GOAL OF THE EXERCISE:
Reproduce the listing below exactly, beginning with its first line and ending with the line that holds "import * as"; pictures are not part of the copy.

MATERIAL TO PROCESS:

━━━━━━

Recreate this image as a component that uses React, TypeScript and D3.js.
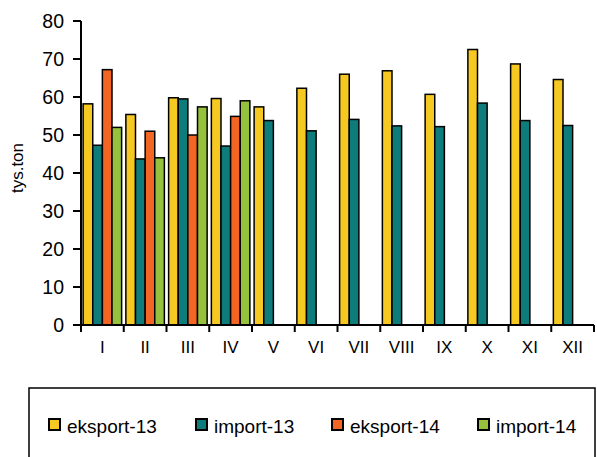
import React from "react";
import * as d3 from "d3";

const months = ["I", "II", "III", "IV", "V", "VI", "VII", "VIII", "IX", "X", "XI", "XII"];
const seriesNames = ["eksport-13", "import-13", "eksport-14", "import-14"];
const seriesColors = ["#F5C822", "#0E7C7B", "#F26522", "#95C13D"];
const eksport13 = [58.2, 55.4, 59.8, 59.6, 57.4, 62.3, 66.0, 66.9, 60.7, 72.5, 68.7, 64.6];
const import13 = [47.3, 43.7, 59.5, 47.1, 53.8, 51.1, 54.1, 52.4, 52.2, 58.4, 53.8, 52.5];
const eksport14: (number | null)[] = [67.2, 51.0, 50.0, 54.9, null, null, null, null, null, null, null, null];
const import14: (number | null)[] = [52.0, 44.0, 57.4, 59.0, null, null, null, null, null, null, null, null];
const yTicks = [0, 10, 20, 30, 40, 50, 60, 70, 80];

export default function App() {
  const W = 597, H = 457;
  const x0 = 81, x1 = 594, yTop = 21, yBot = 325;
  const x = d3.scaleBand<string>().domain(months).range([x0, x1]).paddingInner(0).paddingOuter(0);
  const y = d3.scaleLinear().domain([0, 80]).range([yBot, yTop]);
  const inner = d3.scaleBand<number>().domain([0, 1, 2, 3]).range([0, x.bandwidth()]).paddingInner(0).paddingOuter(0.22);
  const data = [eksport13, import13, eksport14, import14];
  const font = "Arial, 'Liberation Sans', sans-serif";
  const legendSw = [49, 196, 332, 478];

  return (
    <svg width={W} height={H} style={{ position: "absolute", left: 0, top: 0, background: "#fff" }}>
      {data.map((vals, si) =>
        vals.map((v, i) =>
          v == null ? null : (
            <rect
              key={`${si}-${i}`}
              x={(x(months[i]) as number) + (inner(si) as number)}
              y={y(v)}
              width={inner.bandwidth()}
              height={y(0) - y(v)}
              fill={seriesColors[si]}
              stroke="#000"
              strokeWidth={1.5}
            />
          )
        )
      )}
      <line x1={x0} x2={x0} y1={yTop} y2={yBot} stroke="#000" strokeWidth={2} />
      <line x1={x0} x2={x1} y1={yBot} y2={yBot} stroke="#000" strokeWidth={2} />
      {yTicks.map((t) => (
        <g key={t}>
          <line x1={73} x2={x0} y1={y(t)} y2={y(t)} stroke="#000" strokeWidth={2} />
          <text x={64} y={y(t)} dy="0.35em" textAnchor="end" fontFamily={font} fontSize={19.5} fill="#000">{t}</text>
        </g>
      ))}
      {months.map((m, i) => (
        <g key={m}>
          <line x1={x(m) as number} x2={x(m) as number} y1={yBot} y2={332} stroke="#000" strokeWidth={2} />
          <text x={(x(m) as number) + x.bandwidth() / 2} y={353} textAnchor="middle" fontFamily={font} fontSize={17} fill="#000">{m}</text>
        </g>
      ))}
      <line x1={x1} x2={x1} y1={yBot} y2={332} stroke="#000" strokeWidth={2} />
      <text transform={`translate(23,168) rotate(-90)`} textAnchor="middle" fontFamily={font} fontSize={17} fill="#000">tys.ton</text>
      <rect x={29} y={388} width={566} height={80} fill="none" stroke="#000" strokeWidth={1.5} />
      {seriesNames.map((n, i) => (
        <g key={n}>
          <rect x={legendSw[i]} y={419} width={11} height={11} fill={seriesColors[i]} stroke="#000" strokeWidth={2} />
          <text x={legendSw[i] + 18} y={433} fontFamily={font} fontSize={19} fill="#000">{n}</text>
        </g>
      ))}
    </svg>
  );
}
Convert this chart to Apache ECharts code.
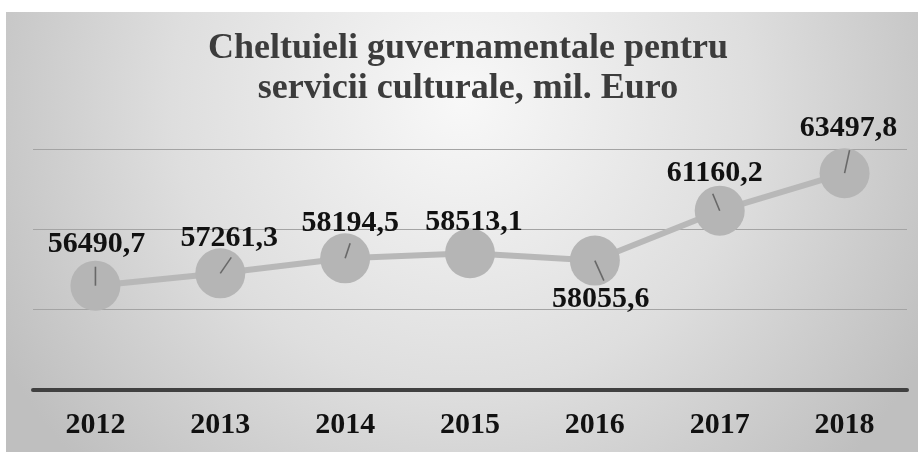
<!DOCTYPE html>
<html>
<head>
<meta charset="utf-8">
<script src="https://cdn.jsdelivr.net/npm/echarts@6/dist/echarts.min.js"></script>
<style>
    html, body {
        margin: 0;
        padding: 0;
        background: #fff;
    }

    #chart {
        width: 918px;
        height: 454px;
    }
</style>
</head>
<body>
<div id="chart"></div>
<script>
// data
const years = ['2012', '2013', '2014', '2015', '2016', '2017', '2018']
const spending = [56490.7, 57261.3, 58194.5, 58513.1, 58055.6, 61160.2, 63497.8]

// value axis range (no tick labels are shown)
const yMin = 50000
const yMax = 65000
const yStep = 5000

// where each data label sits relative to its point, px
const labelOffsets = [[1, -41], [9, -35], [5, -35], [4, -31], [6, 39], [-5, -37], [4, -45]]
// short leader line from each point towards its label, px (null = hidden)
const leaders = [[0, -19], [11, -16], [5, -15], null, [9, 20], [-7, -17], [5, -23]]

const serif = '"Liberation Serif", "Times New Roman", serif'
const chart = echarts.init(document.getElementById('chart'))

const leaderData = []
leaders.forEach(function (v, i) {
    if (!v) return
    const len = Math.sqrt(v[0] * v[0] + v[1] * v[1])
    leaderData.push({
        value: [years[i], spending[i]],
        symbolSize: [1.6, len],
        symbolRotate: -Math.atan2(v[0], -v[1]) * 180 / Math.PI,
        symbolOffset: [v[0] / 2, v[1] / 2]
    })
})

const option = {
    animation: false,
    graphic: [{
        type: 'rect',
        z: -10,
        silent: true,
        shape: { x: 6, y: 12, width: 912, height: 440 },
        style: {
            fill: new echarts.graphic.RadialGradient(0.5, 0.2, 1.2, [
                { offset: 0, color: '#f8f8f8' },
                { offset: 0.55, color: '#dedede' },
                { offset: 1, color: '#bfbfbf' }
            ])
        }
    }],
    title: {
        text: 'Cheltuieli guvernamentale pentru\nservicii culturale, mil. Euro',
        left: 468,
        top: 29,
        textAlign: 'center',
        padding: 0,
        textStyle: {
            fontFamily: serif,
            fontSize: 36,
            fontWeight: 'bold',
            color: '#3c3c3c',
            lineHeight: 40
        }
    },
    grid: {
        left: 33,
        right: 11,
        top: 149,
        bottom: 64
    },
    xAxis: {
        type: 'category',
        data: years,
        axisLine: {
            lineStyle: { color: '#404040', width: 4 }
        },
        axisTick: { show: false },
        axisLabel: {
            margin: 20,
            fontFamily: serif,
            fontSize: 30,
            fontWeight: 'bold',
            color: '#111'
        }
    },
    yAxis: {
        type: 'value',
        min: yMin,
        max: yMax,
        interval: yStep,
        axisLine: { show: false },
        axisTick: { show: false },
        axisLabel: { show: false },
        splitLine: {
            lineStyle: { color: '#a4a4a4', width: 1 }
        }
    },
    series: [
        {
            name: 'Cheltuieli',
            type: 'line',
            z: 2,
            symbol: 'circle',
            symbolSize: 50,
            itemStyle: { color: '#b5b5b5' },
            lineStyle: { color: '#b8b8b8', width: 6 },
            label: {
                show: true,
                position: 'inside',
                fontFamily: serif,
                fontSize: 30,
                fontWeight: 'bold',
                color: '#111',
                formatter: function (p) {
                    return String(p.value).replace('.', ',')
                }
            },
            data: spending.map(function (v, i) {
                return { value: v, label: { offset: labelOffsets[i] } }
            })
        },
        {
            name: 'leader',
            type: 'scatter',
            z: 3,
            silent: true,
            symbol: 'rect',
            itemStyle: { color: '#555' },
            data: leaderData
        }
    ]
}

chart.setOption(option)
</script>
</body>
</html>
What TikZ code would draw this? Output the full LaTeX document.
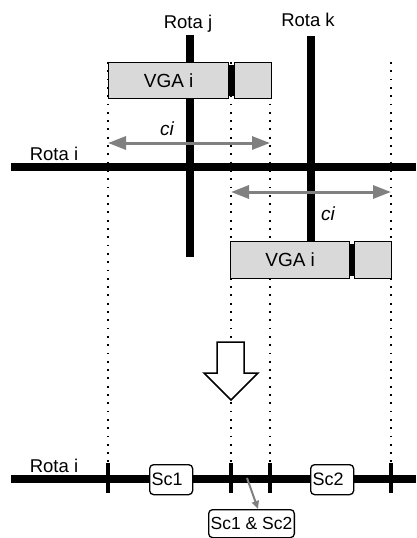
\documentclass[tikz,border=0pt]{standalone}
\usepackage{fontspec}
\setmainfont{Liberation Sans}
\usetikzlibrary{arrows.meta}
\definecolor{boxgray}{RGB}{217,217,217}
\definecolor{arrowgray}{RGB}{128,128,128}
\tikzset{
  lbl/.style={font=\fontsize{18.5}{20}\selectfont, inner sep=0pt},
  cilbl/.style={font=\fontsize{19}{20}\selectfont\itshape, inner sep=0pt, anchor=base},
  road/.style={line width=8pt},
  guide/.style={line width=1.8pt, dash pattern=on 1.8pt off 6.5pt},
  vga/.style={draw, fill=boxgray, line width=1.3pt, inner sep=0pt, anchor=north west,
    font=\fontsize{19}{20}\selectfont},
  span/.style={draw=arrowgray, line width=3pt,
    {Triangle[length=18pt,width=13pt]}-{Triangle[length=18pt,width=13pt]}},
  seg/.style={draw, fill=white, rounded corners=4pt, line width=1.3pt, inner sep=2pt,
    anchor=north west, font=\fontsize{18}{19}\selectfont},
  tickmark/.style={line width=3.5pt},
  bigarrow/.style={draw, fill=white, line width=1.5pt, line join=miter}
}
\begin{document}
\begin{tikzpicture}[x=1pt,y=-1pt]
\useasboundingbox (0,0) rectangle (416,538);

% column positions shared by the guides and the ticks
\coordinate (ga) at (108,62);  \coordinate (gb) at (231,62);
\coordinate (gc) at (270,62);  \coordinate (gd) at (391,62);
\foreach \g in {ga,gb,gc,gd}
  \draw[guide] (\g) -- (\g |- 0,463);

% road labels
\node[lbl, anchor=base] (rj) at (188,28) {Rota j};
\node[lbl, anchor=base] (rk) at (308,27) {Rota k};
\node[lbl, anchor=base] (ri) at (54,160) {Rota i};
\node[lbl, anchor=base] (ri2) at (54,472) {Rota i};

% roads of the crossing
\coordinate (jtop) at (190,35);  \coordinate (jbot) at (190,257);
\coordinate (ktop) at (311,36);  \coordinate (kbot) at (311,242);
\coordinate (iwest) at (11,167); \coordinate (ieast) at (416,167);
\draw[road] (jtop) -- (jbot);
\draw[road] (ktop) -- (kbot);
\draw[road] (iwest) -- (ieast);

% vehicle on Rota j
\node[vga, minimum width=120pt, minimum height=36pt] (vga1) at (108,62) {VGA i};
\node[vga, minimum width=37pt, minimum height=36pt] (trl1) at (234,62) {};
\fill (228.5,64.5) rectangle (234,95.5);

% vehicle on Rota k
\node[vga, minimum width=119pt, minimum height=37pt] (vga2) at (230,241) {VGA i};
\node[vga, minimum width=37pt, minimum height=37pt] (trl2) at (354,241) {};
\fill (349,243.5) rectangle (354,275.5);

% clearance spans
\coordinate (s1a) at (108,143); \coordinate (s1b) at (270,143);
\coordinate (s2a) at (231,192); \coordinate (s2b) at (391,192);
\draw[span] (s1a) -- (s1b);
\draw[span] (s2a) -- (s2b);
\node[cilbl] (ci1) at (167,135) {ci};
\node[cilbl] (ci2) at (328,220) {ci};

% transition arrow
\draw[bigarrow] (217,342) -- (244,342) -- (244,373) -- (258,373) -- (231,400)
  -- (204,373) -- (217,373) -- cycle;

% resulting road with segment marks
\coordinate (bwest) at (11,479); \coordinate (beast) at (416,479);
\draw[road] (bwest) -- (beast);
\foreach \g in {ga,gb,gc,gd}
  \draw[tickmark] (\g |- 0,463) -- (\g |- 0,493);

\node[seg, minimum width=43pt, minimum height=30pt, text width=39pt,
  align=left] (sc1) at (149,464) {Sc1};
\node[seg, minimum width=43pt, minimum height=30pt, text width=39pt,
  align=left] (sc2) at (310,464) {Sc2};
\node[seg, minimum width=83pt, minimum height=28pt,
  font=\fontsize{17.5}{18}\selectfont] (both) at (208,509) {Sc1 \& Sc2};

\coordinate (ov) at (247,478);
\draw[draw=arrowgray, line width=2pt, -{Triangle[length=8pt,width=7pt]}]
  (ov) -- (both.north west -| 258,0);
\end{tikzpicture}
\end{document}
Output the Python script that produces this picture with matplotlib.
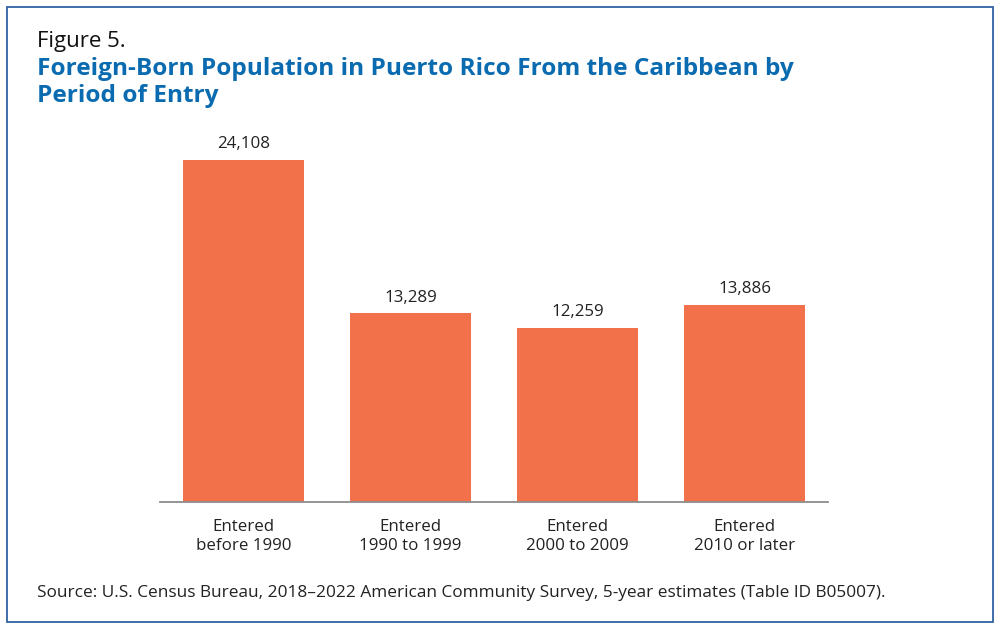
import matplotlib
matplotlib.use("Agg")
import matplotlib.pyplot as plt
from matplotlib.patches import Rectangle

categories = ["Entered\nbefore 1990", "Entered\n1990 to 1999", "Entered\n2000 to 2009", "Entered\n2010 or later"]
values = [24108, 13289, 12259, 13886]
value_labels = ["24,108", "13,289", "12,259", "13,886"]

plt.rcParams['font.family'] = ['Open Sans', 'DejaVu Sans']

fig = plt.figure(figsize=(10, 6.29), dpi=100)
fig.patch.set_facecolor("white")

# outer frame
fig.add_artist(Rectangle((0.007, 0.011), 0.986, 0.978, transform=fig.transFigure,
                         fill=False, edgecolor="#2e62a3", linewidth=1.3))

ax = fig.add_axes([0.16, 0.2019, 0.668, 0.5867])
x = list(range(len(categories)))
ax.bar(x, values, width=0.72, color="#f2714a")
ax.set_xlim(-0.5, 3.5)
ax.set_ylim(0, 26000)
for xi, v, lab in zip(x, values, value_labels):
    ax.annotate(lab, (xi, v), xytext=(0, 5.5), textcoords="offset points",
                ha="center", va="bottom", fontsize=12.2, color="#222222")

ax.set_xticks(x)
ax.set_xticklabels(categories, fontsize=12.2, color="#222222", linespacing=1.25)
ax.tick_params(axis="x", length=0, pad=12.5)
ax.set_yticks([])
for s in ["top", "right", "left"]:
    ax.spines[s].set_visible(False)
ax.spines["bottom"].set_color("#8c8c8c")
ax.spines["bottom"].set_linewidth(1.3)

fig.text(0.037, 0.934, "Figure 5.", fontsize=16, color="#111111", va="center", ha="left")
fig.text(0.037, 0.9095, "Foreign-Born Population in Puerto Rico From the Caribbean by\nPeriod of Entry",
         fontsize=17.6, fontweight="bold", color="#0a6bb0", va="top", ha="left", linespacing=1.15)
fig.text(0.037, 0.057, "Source: U.S. Census Bureau, 2018\u20132022 American Community Survey, 5-year estimates (Table ID B05007).",
         fontsize=12.4, color="#222222", va="center", ha="left")

fig.savefig("out.png", dpi=100)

━━━━━━

WRITTEN SOLUTION:
Recreate this image as a component that uses React, TypeScript and D3.js.
import React from "react";
import * as d3 from "d3";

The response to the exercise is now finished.